John Searle's 1980 Chinese Room attacked this directly. A person locked in a room who speaks no Chinese receives symbols, consults a rulebook, returns correct symbols. To observers outside, the room speaks Chinese. To the person inside: no understanding, only rule-following.

LLMs are the Chinese Room at scale. They process symbols. Whether symbol-processing can constitute understanding is the question Wittgenstein spent his career on — and concluded that meaning is not contained in symbols, but in their use within forms of life. An LLM has read every form of life ever written about. Whether that counts remains unresolved.

Noam Chomsky's position is harder: LLMs don't learn language. They learn surface statistics. His 1957 argument that language has a deep generative structure would predict LLMs should fail at genuine linguistic competence. They often do. They also often don't. The argument may be correct and irrelevant simultaneously.

The Chinese Room processes symbols without understanding. You are reading symbols right now. What is the difference?

The Corporate Alignment Nobody Discusses

The Hinton-LeCun split is framed as scientific. It may also be structural.

Hinton left Google to speak freely. He now advocates for regulation and slowing development. LeCun works for Meta, which has an open-source AI strategy dependent on rapid deployment and minimal regulation. Bengio is at a Canadian academic institution with no commercial interest in either outcome — and sides with Hinton.

The three men who built the foundation of modern AI have aligned, almost perfectly, with the interests of their institutions. Hinton (no employer): slow down. LeCun (Meta): full speed. Bengio (academic): safety first.

Whether this is coincidence is worth sitting with.

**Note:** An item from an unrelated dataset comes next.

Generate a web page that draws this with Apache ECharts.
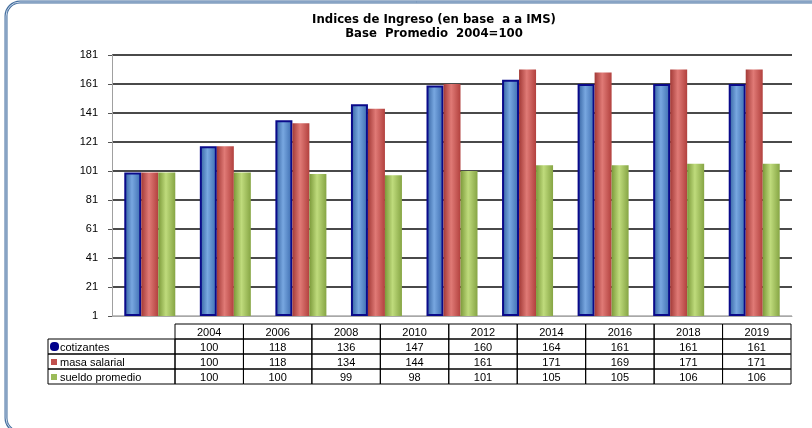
<!DOCTYPE html>
<html>
<head>
<meta charset="utf-8">
<script src="https://cdn.jsdelivr.net/npm/echarts@6/dist/echarts.min.js"></script>
<style>
  html, body { margin: 0; padding: 0; background: #fff; }
  #main { width: 812px; height: 428px; }
</style>
</head>
<body>
<div id="main"></div>
<script>
"use strict";

const years = ["2004", "2006", "2008", "2010", "2012", "2014", "2016", "2018", "2019"];
const cotizantes = [100, 118, 136, 147, 160, 164, 161, 161, 161];
const masaSalarial = [100, 118, 134, 144, 161, 171, 169, 171, 171];
const sueldoPromedio = [100, 100, 99, 98, 101, 105, 105, 106, 106];
const seriesNames = ["cotizantes", "masa salarial", "sueldo promedio"];

// the Excel value axis starts at 1 (ticks 1, 21, ... 181)
const axisBase = 1;
const axisTop = 181;
const axisStep = 20;

const chartDom = document.getElementById("main");
const myChart = echarts.init(chartDom);

const font = "Liberation Sans, Arial, sans-serif";
const titleFont = "'DejaVu Sans Condensed', 'Liberation Sans Narrow', 'Liberation Sans', sans-serif";

function cylinder(dark, light, mid) {
  return new echarts.graphic.LinearGradient(0, 0, 1, 0, [
    { offset: 0, color: dark },
    { offset: 0.45, color: light },
    { offset: 1, color: mid },
  ]);
}

const seriesData = [cotizantes, masaSalarial, sueldoPromedio];
const seriesColors = [
  cylinder("#2f5d9c", "#78a7e0", "#3a6aae"),
  cylinder("#a33a37", "#e07a76", "#b2413e"),
  cylinder("#7c9a3a", "#bfdb7c", "#86a544"),
];
const keyColors = ["#00008b", "#c0504d", "#9bbb59"];

// data table under the chart
const tableLeft = 48;
const catLeft = 175;
const tableRight = 791;
const colW = (tableRight - catLeft) / years.length;
const rowTop = 324;
const rowH = 15;

const tableGraphics = [];
// header cells
years.forEach((y, i) => {
  tableGraphics.push({
    type: "rect",
    shape: { x: catLeft + i * colW, y: rowTop, width: colW, height: rowH },
    style: { fill: "none", stroke: "#000", lineWidth: 1 },
  });
  tableGraphics.push({
    type: "text",
    style: {
      text: y, x: catLeft + (i + 0.5) * colW, y: rowTop + rowH / 2 + 1,
      align: "center", verticalAlign: "middle", font: "11px " + font, fill: "#000",
    },
  });
});
seriesNames.forEach((name, r) => {
  const top = rowTop + (r + 1) * rowH;
  tableGraphics.push({
    type: "rect",
    shape: { x: tableLeft, y: top, width: catLeft - tableLeft, height: rowH },
    style: { fill: "none", stroke: "#000", lineWidth: 1 },
  });
  if (r === 0) {
    tableGraphics.push({
      type: "rect",
      shape: { x: tableLeft + 2, y: top + 3, width: 9, height: 9, r: 4 },
      style: { fill: keyColors[r] },
    });
  } else {
    tableGraphics.push({
      type: "rect",
      shape: { x: tableLeft + 3, y: top + 5, width: 6, height: 6 },
      style: { fill: keyColors[r] },
    });
  }
  tableGraphics.push({
    type: "text",
    style: {
      text: name, x: tableLeft + 12, y: top + rowH / 2 + 1,
      align: "left", verticalAlign: "middle", font: "11px " + font, fill: "#000",
    },
  });
  seriesData[r].forEach((v, i) => {
    tableGraphics.push({
      type: "rect",
      shape: { x: catLeft + i * colW, y: top, width: colW, height: rowH },
      style: { fill: "none", stroke: "#000", lineWidth: 1 },
    });
    tableGraphics.push({
      type: "text",
      style: {
        text: String(v), x: catLeft + (i + 0.5) * colW, y: top + rowH / 2 + 1,
        align: "center", verticalAlign: "middle", font: "11px " + font, fill: "#000",
      },
    });
  });
});

const gridColors = [];
for (let v = axisBase; v <= axisTop; v += axisStep) {
  gridColors.push(v === axisBase ? "#c0c0c0" : "#4a4a4a");
}

const option = {
  animation: false,
  backgroundColor: "#fff",
  title: {
    text: "Indices de Ingreso (en base  a a IMS)\nBase  Promedio  2004=100",
    left: 429,
    textAlign: "center",
    top: 8,
    textStyle: {
      fontFamily: titleFont,
      fontWeight: "bold",
      fontSize: 13,
      lineHeight: 14,
      color: "#000",
    },
  },
  grid: {
    left: 112,
    right: 20,
    top: 55,
    bottom: 112,
  },
  xAxis: {
    type: "category",
    data: years,
    axisLabel: { show: false },
    axisTick: { show: false },
    axisLine: { lineStyle: { color: "#a8a8a8", width: 1 } },
  },
  yAxis: {
    type: "value",
    min: 0,
    max: axisTop - axisBase,
    interval: axisStep,
    axisLine: { show: true, lineStyle: { color: "#a0a0a0" } },
    axisTick: { show: true, length: 4, lineStyle: { color: "#555" } },
    axisLabel: {
      color: "#000",
      fontFamily: font,
      fontSize: 11,
      margin: 14,
      formatter: (v) => String(v + axisBase),
    },
    splitLine: {
      lineStyle: { color: gridColors, width: 2 },
    },
  },
  series: seriesNames.map((name, s) => ({
    name: name,
    type: "bar",
    data: seriesData[s].map((v) => v - axisBase),
    barWidth: 17,
    barGap: "0%",
    itemStyle: {
      color: seriesColors[s],
      borderColor: s === 0 ? "#0a0a8a" : "transparent",
      borderWidth: s === 0 ? 2 : 0,
    },
  })),
  graphic: [
    {
      type: "rect",
      shape: { x: 6, y: 2, width: 900, height: 430, r: 14 },
      style: { fill: "none", stroke: "#46709f", lineWidth: 3 },
      z: 10,
    },
    {
      type: "rect",
      shape: { x: 6, y: 2, width: 900, height: 430, r: 14 },
      style: { fill: "none", stroke: "#c9d7ea", lineWidth: 1 },
      z: 11,
    },
    {
      type: "group",
      children: tableGraphics,
    },
  ],
};

option && myChart.setOption(option);
</script>
</body>
</html>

There is a second layer. The 2017 transformer paper had eight authors. Most left Google to found or join AI companies. The architecture they designed underlies every major AI product. The mathematical insight enabling the current AI wave was produced inside a corporation, published as open research, and monetised by that corporation and its competitors. The researchers who built the foundations over forty years of underfunded work now advise corporations worth trillions.

The technology was built in universities. The value was captured by shareholders.

What It Means That It Works

The most unsettling fact about LLMs is not that they might be conscious. It is that nobody fully understands why they work.

The scaling hypothesis — more parameters and more data predictably produce better capabilities — was established empirically before it was theoretically explained. Capabilities appeared that nobody predicted: chain-of-thought reasoning, few-shot learning, in-context arithmetic. Researchers call these emergent abilities. They emerged from the mathematics without being designed.

Hinton's concern is not science fiction. It is the observation that we have built something that improves faster than our understanding of it improves. The gap between "it works" and "we know why it works" is wider than in any previous technology.

LeCun's counter: current systems are fundamentally limited. They model language, not the world. Genuine intelligence requires architectures that form internal models of physical reality, plan, and reason causally. The path to dangerous superintelligence does not run through GPT.

Both positions might be right. Both might be wrong. The honest answer is that nobody knows, the people who should know disagree, and the systems are deployed to billions of users while the argument continues.

The Questions That Remain

→

- If an LLM passes every test of linguistic competence, does the absence of subjective understanding matter?

→

- Hinton, LeCun, and Bengio's positions align with their institutions' interests. Does that invalidate their arguments?

→

- Backpropagation adjusts billions of weights based on error signals. Is this meaningfully different from how biological brains learn?

→

- Emergent capabilities appeared without being designed. Can we be confident we know what else might emerge?

→

- The 2017 transformer paper was published openly. Should foundational research that creates trillion-dollar industries be owned by anyone?